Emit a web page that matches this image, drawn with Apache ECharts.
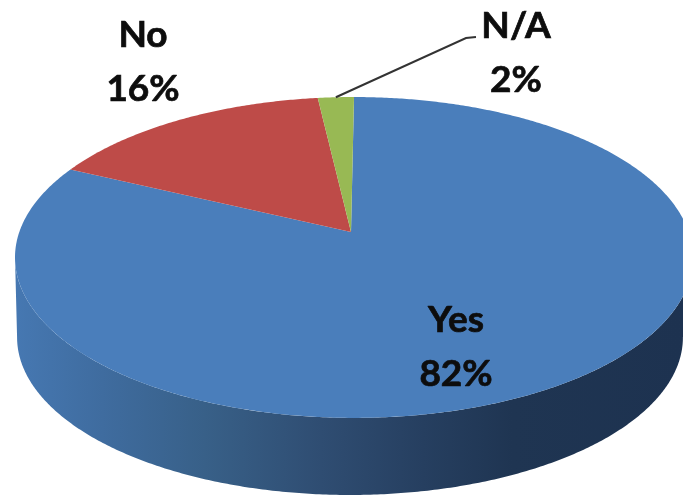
<!DOCTYPE html>
<html><head><meta charset="utf-8">
<style>html,body{margin:0;padding:0;background:#fff}#c{width:683px;height:499px}#c canvas{filter:blur(0.6px)}</style>
<script src="https://cdn.jsdelivr.net/npm/echarts@6/dist/echarts.min.js"></script>
</head><body><div id="c"></div>
<script>
const categories = ['Yes', 'No', 'N/A'];
const values = [82, 16, 2];
const sliceColors = ['#4a7ebb', '#be4b48', '#98b954'];

const apex = [351, 232];
const topRim = {x: 354, y: 232, a: 334.7, b: 156.4};
const lowRim = {x: 350, y: 312.4, a: 328.7, b: 153.6};
const k = 0.1587;
const sideFrom = 99, sideTo = 261;
const sideFill = {type: 'linear', x: 0, y: 0, x2: 683, y2: 0, global: true, colorStops: [
  {offset: 0.02, color: '#4678b2'}, {offset: 0.15, color: '#3f6c9f'}, {offset: 0.3, color: '#386088'},
  {offset: 0.47, color: '#2f4d72'}, {offset: 0.62, color: '#263f60'}, {offset: 0.75, color: '#1f3552'}, {offset: 1, color: '#1d3250'}
]};
const labelAt = [[456, 347], [143, 62], [516, 53]];
const total = values.reduce((s, v) => s + v, 0);

function rim(r, deg) {
  const t = deg * Math.PI / 180, u = Math.sin(t), v = Math.cos(t), w = 1 + k * v;
  return [r.x + r.a * u / w, r.y - r.b * v / w];
}
function arc(r, from, to) {
  const pts = [], n = Math.max(2, Math.ceil(Math.abs(to - from) * 2));
  for (let i = 0; i <= n; i++) pts.push(rim(r, from + (to - from) * i / n));
  return pts;
}
function renderItem(params, api) {
  const i = params.dataIndex;
  const start = values.slice(0, i).reduce((s, v) => s + v, 0) / total * 360;
  const end = start + api.value(1) / total * 360;
  const children = [];
  const a = Math.max(start, sideFrom), b = Math.min(end, sideTo);
  if (b > a) {
    children.push({type: 'polygon', z2: 1,
      shape: {points: arc(topRim, a, b).concat(arc(lowRim, b, a))},
      style: {fill: sideFill}});
  }
  children.push({type: 'polygon', z2: 2,
    shape: {points: [apex].concat(arc(topRim, start, end))},
    style: {fill: sliceColors[i]}});
  children.push({type: 'text', z2: 5, x: labelAt[i][0], y: labelAt[i][1],
    style: {text: categories[i] + '\n' + api.value(1) + '%', fill: '#0d0d0d', align: 'center', verticalAlign: 'middle',
      font: 'bold 37px Lato', lineHeight: 54, stroke: '#0d0d0d', lineWidth: 0.7}});
  if (categories[i] === 'N/A') {
    children.push({type: 'polyline', z2: 4,
      shape: {points: [rim(topRim, (start + end) / 2), [466, 38], [476, 37]]},
      style: {fill: 'none', stroke: '#333', lineWidth: 2}});
  }
  return {type: 'group', children};
}
const chart = echarts.init(document.getElementById('c'), null, {renderer: 'canvas'});
chart.setOption({
  animation: false,
  series: [{type: 'custom', coordinateSystem: 'none', renderItem, silent: true,
    data: categories.map((c, i) => [c, values[i]]), clip: false}]
});
</script></body></html>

= = = = = = =

Return, unchanged, the lines from the first line of the material through the line that holds "const sliceColors = ['#4a7ebb', '#be4b48', '#98b954'];", inclusive, omitting pictures.

Emit a web page that matches this image, drawn with Apache ECharts.
<!DOCTYPE html>
<html><head><meta charset="utf-8">
<style>html,body{margin:0;padding:0;background:#fff}#c{width:683px;height:499px}#c canvas{filter:blur(0.6px)}</style>
<script src="https://cdn.jsdelivr.net/npm/echarts@6/dist/echarts.min.js"></script>
</head><body><div id="c"></div>
<script>
const categories = ['Yes', 'No', 'N/A'];
const values = [82, 16, 2];
const sliceColors = ['#4a7ebb', '#be4b48', '#98b954'];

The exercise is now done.